Exercise requirements – Pictures stay out. Extract the lines below from the first one through the line with "import numpy as np", both included.

**** Raw data

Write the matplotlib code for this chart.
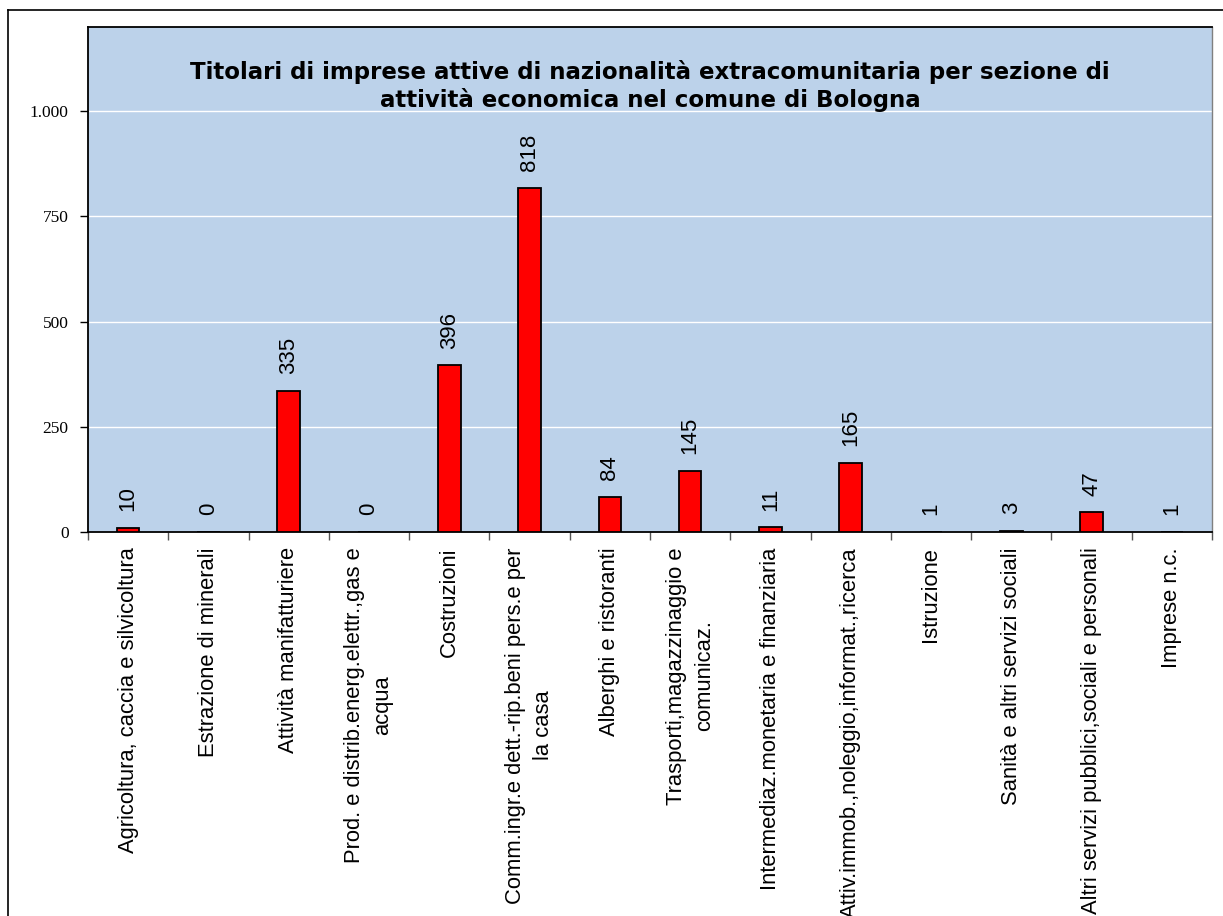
import matplotlib
matplotlib.use("Agg")
import matplotlib.pyplot as plt
from matplotlib.ticker import FuncFormatter, FixedLocator
from matplotlib.lines import Line2D
import numpy as np

categories = [
    "Agricoltura, caccia e silvicoltura",
    "Estrazione di minerali",
    "Attività manifatturiere",
    "Prod. e distrib.energ.elettr.,gas e\nacqua",
    "Costruzioni",
    "Comm.ingr.e dett.-rip.beni pers.e per\nla casa",
    "Alberghi e ristoranti",
    "Trasporti,magazzinaggio e\ncomunicaz.",
    "Intermediaz.monetaria e finanziaria",
    "Attiv.immob.,noleggio,informat.,ricerca",
    "Istruzione",
    "Sanità e altri servizi sociali",
    "Altri servizi pubblici,sociali e personali",
    "Imprese n.c.",
]
values = [10, 0, 335, 0, 396, 818, 84, 145, 11, 165, 1, 3, 47, 1]
yticks = [0, 250, 500, 750, 1000]
title = ("Titolari di imprese attive di nazionalità extracomunitaria per sezione di\n"
         "attività economica nel comune di Bologna")

W, H = 1223, 916
fig = plt.figure(figsize=(W / 100, H / 100), dpi=100)
fig.patch.set_facecolor("white")

# outer chart-area frame (top and left edges visible)
fig.add_artist(Line2D([8 / W, 1.0], [1 - 10 / H, 1 - 10 / H], transform=fig.transFigure,
                      color="black", lw=1.2))
fig.add_artist(Line2D([8 / W, 8 / W], [0, 1 - 10 / H], transform=fig.transFigure,
                      color="black", lw=1.2))

left, right = 88 / W, 1212 / W
bottom, top = 1 - 532 / H, 1 - 27 / H
ax = fig.add_axes([left, bottom, right - left, top - bottom])
ax.set_facecolor("#BCD2EA")

n = len(categories)
x = np.arange(n)
ax.bar(x, values, width=0.28, color="#FF0000", edgecolor="black", linewidth=1.3, zorder=3)

ax.set_xlim(-0.5, n - 0.5)
ax.set_ylim(0, 1200)

ax.yaxis.set_major_locator(FixedLocator(yticks))
ax.yaxis.set_major_formatter(FuncFormatter(lambda v, p: f"{int(v):,}".replace(",", ".")))
ax.grid(axis="y", color="white", linewidth=1.0, zorder=1)
ax.set_axisbelow(True)
ax.tick_params(axis="y", direction="out", length=6, width=1, color="black", pad=8)
for lab in ax.get_yticklabels():
    lab.set_fontfamily("Liberation Serif")
    lab.set_fontsize(12.5)

ax.set_xticks(x)
ax.set_xticklabels(categories, rotation=90, ha="center", va="top",
                   fontfamily="Liberation Sans", fontsize=15.8, linespacing=1.45,
                   multialignment="center")
ax.tick_params(axis="x", which="major", length=0, pad=11)
ax.set_xticks(np.arange(-0.5, n, 1.0), minor=True)
ax.tick_params(axis="x", which="minor", direction="out", length=6, width=1, color="#555555")

for s in ["left", "bottom", "top"]:
    ax.spines[s].set_color("black")
    ax.spines[s].set_linewidth(1.3)
ax.spines["right"].set_color("#808080")
ax.spines["right"].set_linewidth(1.0)

for xi, v in zip(x, values):
    ax.annotate(str(v), (xi, v), xytext=(0, 12), textcoords="offset points",
                rotation=90, ha="center", va="bottom",
                fontfamily="Liberation Sans", fontsize=16, zorder=4)

ax.text(0.5, 1 - 59 / 505, title, transform=ax.transAxes, ha="center", va="center",
        fontfamily="DejaVu Sans", fontweight="bold", fontsize=16.5, linespacing=1.22)

fig.savefig("out.png", dpi=100)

********

Correct answer –
Write the matplotlib code for this chart.
import matplotlib
matplotlib.use("Agg")
import matplotlib.pyplot as plt
from matplotlib.ticker import FuncFormatter, FixedLocator
from matplotlib.lines import Line2D
import numpy as np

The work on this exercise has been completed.